2. Addition under Section 69 on account of unexplained investment:
The Tribunal examined the addition of Rs. 1,52,45,000/- made on account of unexplained investment. The addition was based on an estimated working seized from an employee's laptop, which the assessee claimed was a rough estimate for civil construction costs. The Tribunal found that the addition was not supported by corroborative evidence, and the seized document was a "dumb document" with no evidentiary value. The Tribunal held that the addition under Section 69 was erroneous and deleted it.

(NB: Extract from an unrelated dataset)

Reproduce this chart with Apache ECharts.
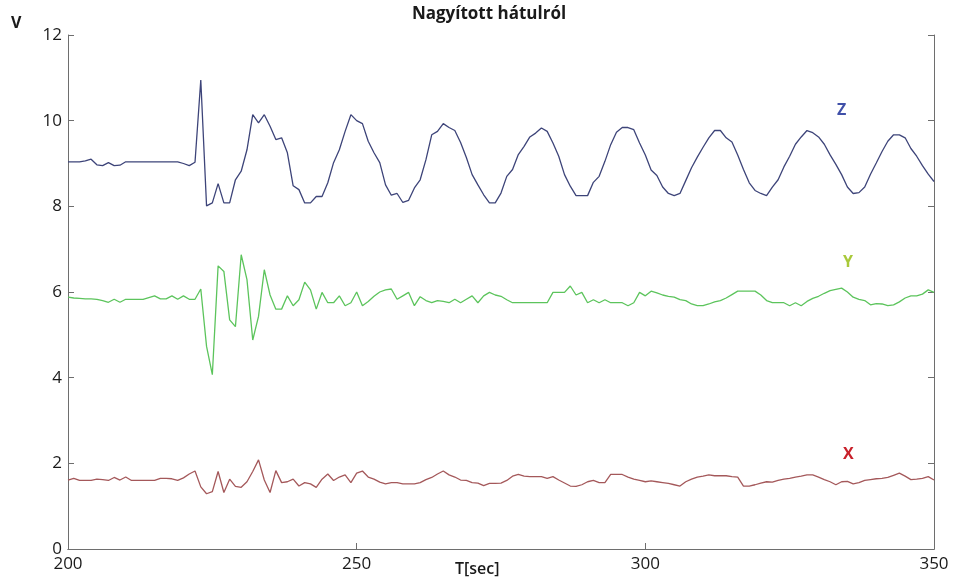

3. Allowability of education cess as a deduction:
The Tribunal considered the allowability of education cess as a business expenditure. The assessee argued that education cess should be deductible under Section 37(1) of the Act. However, the Tribunal relied on the decision of the ITAT Kolkata and the amended Section 40(a)(ii) of the Act, which includes any surcharge or cess as part of income tax. Therefore, the Tribunal held that education cess is not an allowable expense and dismissed the ground.
4. Treatment of FPS/FMS subsidies as capital receipts:
The Tribunal addressed the claim of FPS/FMS subsidies as capital receipts. The Ld. CIT(A) had deleted the addition, relying on the judgment of the Rajasthan High Court in PCIT Vs. Nitin Spinners Ltd., which held that such subsidies are capital in nature and excludable from book profit under Section 115JB. The Tribunal found no merit in the Revenue's ground and dismissed it, following the precedent set by the High Court and the Supreme Court.
5. Treatment of interest subsidies under TUFS and RIPS as capital receipts:
The Tribunal considered the treatment of interest subsidies under TUFS and RIPS. The Ld. CIT(A) had deleted the additions, relying on the judgment of the Rajasthan High Court in PCIT Vs. Nitin Spinners Ltd., which treated these subsidies as capital receipts. The Tribunal upheld the CIT(A)'s decision, dismissing the Revenue's grounds, and followed the consistent judicial precedent.
Conclusion:
The appeals filed by the assessee were partly allowed for statistical purposes, while the appeals filed by the Revenue were dismissed. The Tribunal's decision was pronounced in open court on 31st January 2024.